- [Task]
Give again, exactly as written, the lines of the records below from the line with "Clone this screenshot in HTML." to the line with "e=document.createElementNS(NS,tag);for(const k in". Both end lines count; pictures do not.

Stored data entries
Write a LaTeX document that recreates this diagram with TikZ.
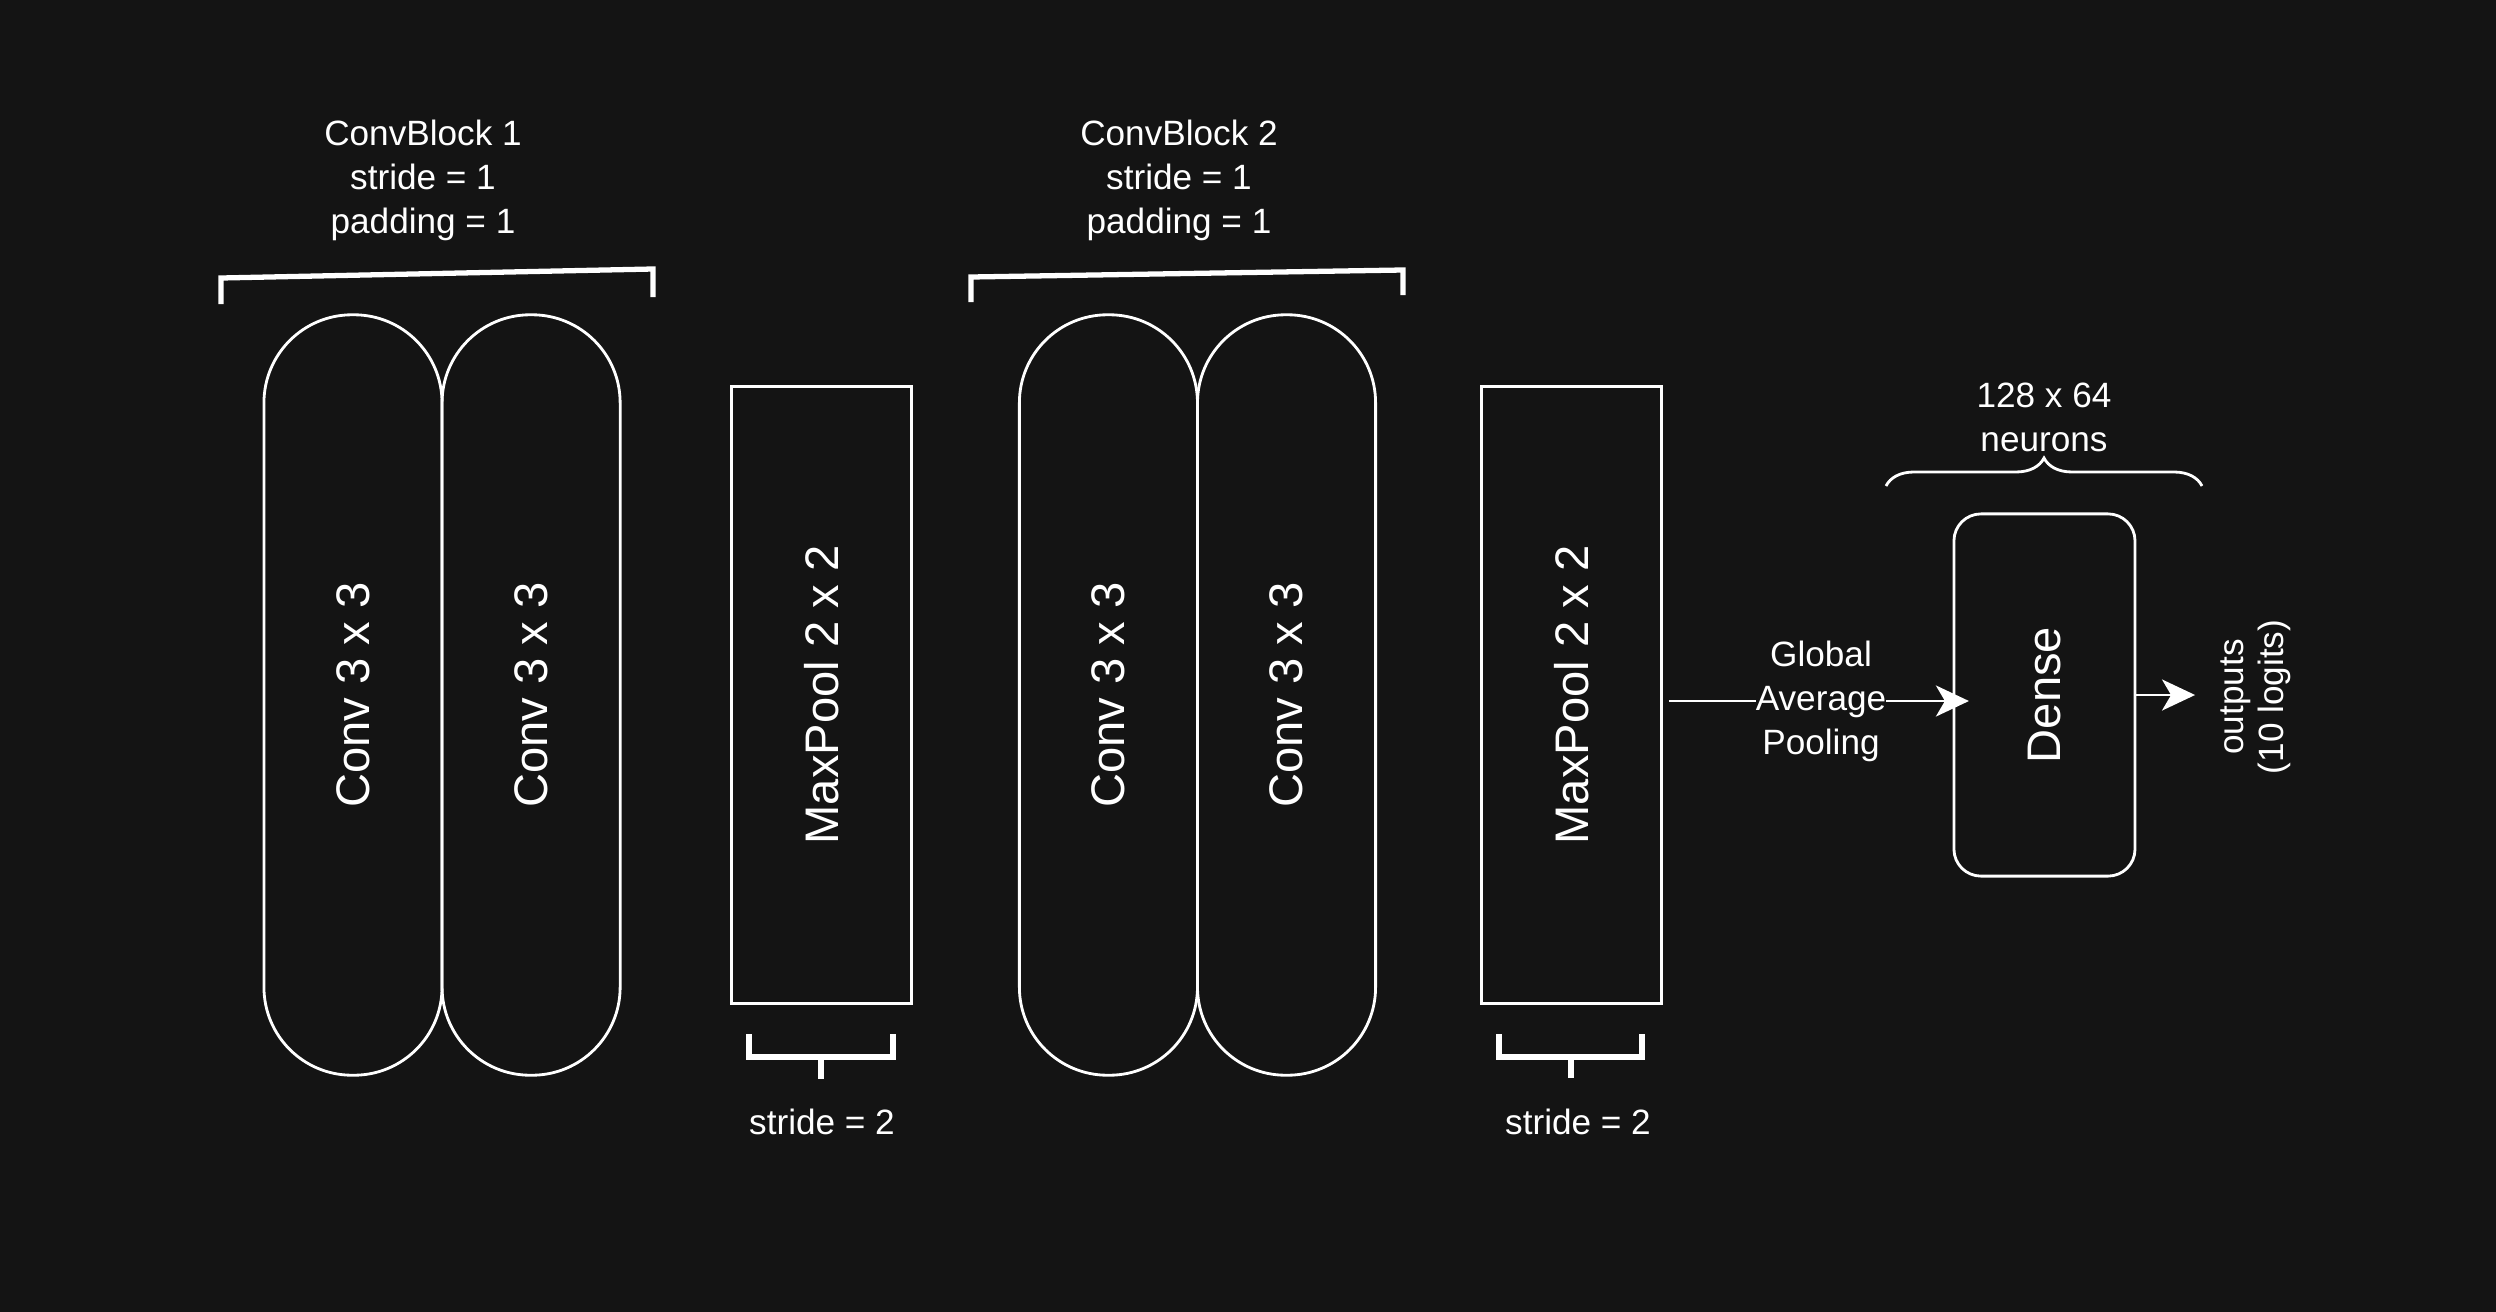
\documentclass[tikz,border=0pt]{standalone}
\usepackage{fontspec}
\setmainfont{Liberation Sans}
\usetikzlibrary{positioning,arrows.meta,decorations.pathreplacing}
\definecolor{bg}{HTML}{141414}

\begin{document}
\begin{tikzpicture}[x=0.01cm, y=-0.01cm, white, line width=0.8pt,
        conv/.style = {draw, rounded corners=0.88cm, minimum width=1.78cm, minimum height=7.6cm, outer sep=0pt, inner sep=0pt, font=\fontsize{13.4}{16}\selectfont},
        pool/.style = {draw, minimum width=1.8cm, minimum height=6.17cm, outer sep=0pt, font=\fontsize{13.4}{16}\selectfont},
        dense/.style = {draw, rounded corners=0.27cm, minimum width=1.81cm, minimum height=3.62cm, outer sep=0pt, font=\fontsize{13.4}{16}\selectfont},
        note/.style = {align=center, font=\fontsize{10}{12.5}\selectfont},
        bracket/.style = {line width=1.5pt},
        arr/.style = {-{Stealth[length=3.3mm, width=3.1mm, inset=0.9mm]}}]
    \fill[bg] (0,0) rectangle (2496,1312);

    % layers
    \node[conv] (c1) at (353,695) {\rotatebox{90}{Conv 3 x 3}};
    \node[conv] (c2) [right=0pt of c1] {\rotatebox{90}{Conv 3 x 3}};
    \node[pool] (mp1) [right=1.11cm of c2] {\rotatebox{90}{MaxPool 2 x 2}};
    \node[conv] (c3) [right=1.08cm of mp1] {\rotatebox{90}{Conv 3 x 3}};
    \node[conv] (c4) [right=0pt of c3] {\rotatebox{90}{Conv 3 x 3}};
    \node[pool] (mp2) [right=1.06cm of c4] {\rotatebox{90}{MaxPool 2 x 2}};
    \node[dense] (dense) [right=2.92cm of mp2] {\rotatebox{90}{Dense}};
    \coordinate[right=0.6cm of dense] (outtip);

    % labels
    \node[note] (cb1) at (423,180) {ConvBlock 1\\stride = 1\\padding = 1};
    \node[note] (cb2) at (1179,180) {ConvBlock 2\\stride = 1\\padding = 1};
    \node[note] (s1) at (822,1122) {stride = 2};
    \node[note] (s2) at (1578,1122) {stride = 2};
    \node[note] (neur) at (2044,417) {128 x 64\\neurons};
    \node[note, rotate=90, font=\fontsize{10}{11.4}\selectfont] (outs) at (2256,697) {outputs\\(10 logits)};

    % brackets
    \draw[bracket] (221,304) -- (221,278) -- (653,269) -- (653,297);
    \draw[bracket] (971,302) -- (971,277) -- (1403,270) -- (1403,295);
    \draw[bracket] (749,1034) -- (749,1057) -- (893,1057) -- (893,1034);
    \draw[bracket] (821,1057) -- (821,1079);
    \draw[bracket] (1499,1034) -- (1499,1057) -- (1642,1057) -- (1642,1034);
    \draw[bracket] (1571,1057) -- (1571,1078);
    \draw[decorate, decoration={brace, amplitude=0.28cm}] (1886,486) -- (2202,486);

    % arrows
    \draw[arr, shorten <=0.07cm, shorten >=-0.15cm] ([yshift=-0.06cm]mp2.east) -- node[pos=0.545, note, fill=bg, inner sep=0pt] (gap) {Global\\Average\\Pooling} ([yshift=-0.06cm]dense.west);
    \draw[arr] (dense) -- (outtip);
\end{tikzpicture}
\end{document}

---

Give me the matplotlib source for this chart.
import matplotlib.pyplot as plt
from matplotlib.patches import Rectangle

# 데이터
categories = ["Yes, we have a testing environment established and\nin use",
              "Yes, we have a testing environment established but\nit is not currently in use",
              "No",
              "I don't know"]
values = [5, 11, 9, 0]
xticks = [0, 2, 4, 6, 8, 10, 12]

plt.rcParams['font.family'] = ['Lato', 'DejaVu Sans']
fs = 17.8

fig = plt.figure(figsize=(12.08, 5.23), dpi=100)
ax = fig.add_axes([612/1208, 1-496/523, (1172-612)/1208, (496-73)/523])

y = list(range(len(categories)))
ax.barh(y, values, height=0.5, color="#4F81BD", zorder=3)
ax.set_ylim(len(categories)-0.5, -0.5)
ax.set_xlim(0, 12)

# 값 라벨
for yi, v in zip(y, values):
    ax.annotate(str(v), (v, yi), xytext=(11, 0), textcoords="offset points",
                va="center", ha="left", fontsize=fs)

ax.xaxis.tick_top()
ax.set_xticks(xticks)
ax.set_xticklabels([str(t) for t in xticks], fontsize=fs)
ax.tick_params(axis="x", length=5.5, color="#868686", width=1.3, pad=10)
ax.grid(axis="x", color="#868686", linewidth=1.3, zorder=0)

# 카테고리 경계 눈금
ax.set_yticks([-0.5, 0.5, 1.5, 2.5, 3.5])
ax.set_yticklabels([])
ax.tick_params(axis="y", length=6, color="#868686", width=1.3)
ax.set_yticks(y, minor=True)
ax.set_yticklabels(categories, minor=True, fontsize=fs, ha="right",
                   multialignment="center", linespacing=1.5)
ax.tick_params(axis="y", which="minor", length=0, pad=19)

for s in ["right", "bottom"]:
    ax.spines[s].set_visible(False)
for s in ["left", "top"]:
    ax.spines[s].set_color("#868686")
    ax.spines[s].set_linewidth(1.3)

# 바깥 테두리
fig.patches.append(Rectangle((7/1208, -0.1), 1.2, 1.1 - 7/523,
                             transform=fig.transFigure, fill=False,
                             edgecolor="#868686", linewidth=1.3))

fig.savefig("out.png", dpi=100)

---

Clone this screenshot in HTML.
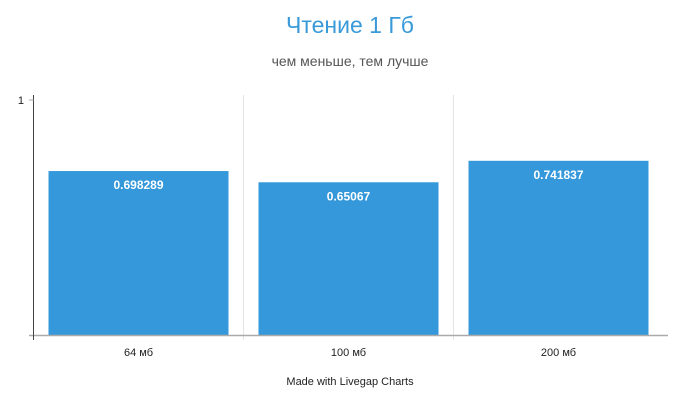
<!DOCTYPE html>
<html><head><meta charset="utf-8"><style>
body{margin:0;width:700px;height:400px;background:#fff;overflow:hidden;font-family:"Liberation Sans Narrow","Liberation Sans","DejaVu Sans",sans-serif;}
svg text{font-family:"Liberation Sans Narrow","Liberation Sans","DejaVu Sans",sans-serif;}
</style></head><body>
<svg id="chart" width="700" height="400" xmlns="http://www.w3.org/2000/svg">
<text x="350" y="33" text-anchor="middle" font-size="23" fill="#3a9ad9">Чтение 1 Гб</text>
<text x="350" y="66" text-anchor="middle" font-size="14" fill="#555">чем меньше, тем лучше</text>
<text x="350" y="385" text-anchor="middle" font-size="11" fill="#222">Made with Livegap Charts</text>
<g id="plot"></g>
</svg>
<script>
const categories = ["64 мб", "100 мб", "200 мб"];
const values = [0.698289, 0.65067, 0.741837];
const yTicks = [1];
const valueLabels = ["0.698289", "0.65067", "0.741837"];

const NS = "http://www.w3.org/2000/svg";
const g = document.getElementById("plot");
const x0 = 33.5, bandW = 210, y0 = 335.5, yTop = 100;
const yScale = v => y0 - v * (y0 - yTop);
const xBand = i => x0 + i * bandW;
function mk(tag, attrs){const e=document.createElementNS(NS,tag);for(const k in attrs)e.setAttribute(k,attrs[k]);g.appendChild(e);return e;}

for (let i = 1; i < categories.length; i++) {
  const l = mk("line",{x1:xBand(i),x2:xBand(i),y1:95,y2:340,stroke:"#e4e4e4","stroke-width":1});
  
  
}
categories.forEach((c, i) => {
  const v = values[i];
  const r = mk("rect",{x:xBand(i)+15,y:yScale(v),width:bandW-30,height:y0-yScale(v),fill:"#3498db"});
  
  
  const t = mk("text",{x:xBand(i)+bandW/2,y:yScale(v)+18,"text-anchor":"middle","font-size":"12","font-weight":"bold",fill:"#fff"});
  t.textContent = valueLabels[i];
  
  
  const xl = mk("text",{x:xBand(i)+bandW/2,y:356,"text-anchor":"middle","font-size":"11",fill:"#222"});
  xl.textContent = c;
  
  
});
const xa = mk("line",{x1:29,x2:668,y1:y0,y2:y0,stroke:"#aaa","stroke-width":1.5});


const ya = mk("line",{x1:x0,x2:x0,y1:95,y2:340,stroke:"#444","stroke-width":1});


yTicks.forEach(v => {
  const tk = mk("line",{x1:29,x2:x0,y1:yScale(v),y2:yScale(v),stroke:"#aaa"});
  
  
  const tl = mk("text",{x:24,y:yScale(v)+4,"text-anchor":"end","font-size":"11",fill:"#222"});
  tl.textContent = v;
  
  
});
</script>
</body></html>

- [Task response]
Clone this screenshot in HTML.
<!DOCTYPE html>
<html><head><meta charset="utf-8"><style>
body{margin:0;width:700px;height:400px;background:#fff;overflow:hidden;font-family:"Liberation Sans Narrow","Liberation Sans","DejaVu Sans",sans-serif;}
svg text{font-family:"Liberation Sans Narrow","Liberation Sans","DejaVu Sans",sans-serif;}
</style></head><body>
<svg id="chart" width="700" height="400" xmlns="http://www.w3.org/2000/svg">
<text x="350" y="33" text-anchor="middle" font-size="23" fill="#3a9ad9">Чтение 1 Гб</text>
<text x="350" y="66" text-anchor="middle" font-size="14" fill="#555">чем меньше, тем лучше</text>
<text x="350" y="385" text-anchor="middle" font-size="11" fill="#222">Made with Livegap Charts</text>
<g id="plot"></g>
</svg>
<script>
const categories = ["64 мб", "100 мб", "200 мб"];
const values = [0.698289, 0.65067, 0.741837];
const yTicks = [1];
const valueLabels = ["0.698289", "0.65067", "0.741837"];

const NS = "http://www.w3.org/2000/svg";
const g = document.getElementById("plot");
const x0 = 33.5, bandW = 210, y0 = 335.5, yTop = 100;
const yScale = v => y0 - v * (y0 - yTop);
const xBand = i => x0 + i * bandW;
function mk(tag, attrs){const e=document.createElementNS(NS,tag);for(const k in attrs)e.setAttribute(k,attrs[k]);g.appendChild(e);return e;}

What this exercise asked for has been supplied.